Y así le ocurrió varias veces. “Perdía el empleo, trataba de buscar otro, pero no encontraba, y no podía pagar el alquiler”. En estas ocasiones, acababa recurriendo al albergue municipal. Hoy sigue desempleada, pero está encauzando su vida con la tranquilidad que da tener un techo, pues vive en piso social del programa Primera Oportunidad, gestionado por Familias Unidas. “Sé lo que es vivir en la calle y pasar hambre, por lo que ahora estoy contenta”, asegura, sonriente.

Esta oenegé está especializada en trabajar con inmigrantes latinas que llegan a España para trabajar como internas y se encuentran con problemas similares a los de Fanny. Les resulta muy difícil lograr la estabilidad laboral, pues las personas a las que cuidan, enfermas y mayores, suelen acabar falleciendo más temprano que tarde. Y entonces no solo pierden el trabajo, sino también su residencia, pues viven en la casa de la persona a la que atienden, y Familias Unidas les proporciona alojamiento.

El presente de Yolanda, hoy por hoy, es un poco más sombrío. Cobra una pensión no contributiva de 400 euros, con la que no puede permitirse pagar una vivienda. Entra y sale del albergue municipal de forma intermitente, pero le cuesta amoldarse a las normas mínimas de convivencia que se exigen en este equipamiento, por lo que, en estos momentos, pese al frío, prefiere dormir a la intemperie.

“Cuando salí de la cárcel, me vi en la calle. Luego tuve una pareja que me maltrataba, y más tarde sufrí una agresión sexual junto al Edificio Trovador”, relata. Trauma sobre trauma. “Ahora me siento protegida porque cada noche tengo un coche de policía que vigila por mi seguridad, a raíz de mi denuncia por malos tratos”.

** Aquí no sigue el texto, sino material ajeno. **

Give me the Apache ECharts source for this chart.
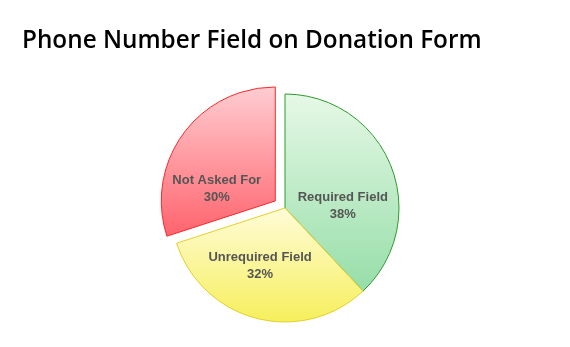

Sin embargo, confiesa con amargura que ha perdido toda esperanza de mejorar su situación y salir de la calle. “Yo ya me he rendido”. No ha podido, o no ha sabido, aprovechar las oportunidades que le han dado a lo largo de los años para solucionar sus problemas. Sin embargo, estos meses, mientras participaba en la creación de las tarjetas navideñas, al menos ha desconectado por momentos de su dura realidad, sintiéndose parte de un grupo.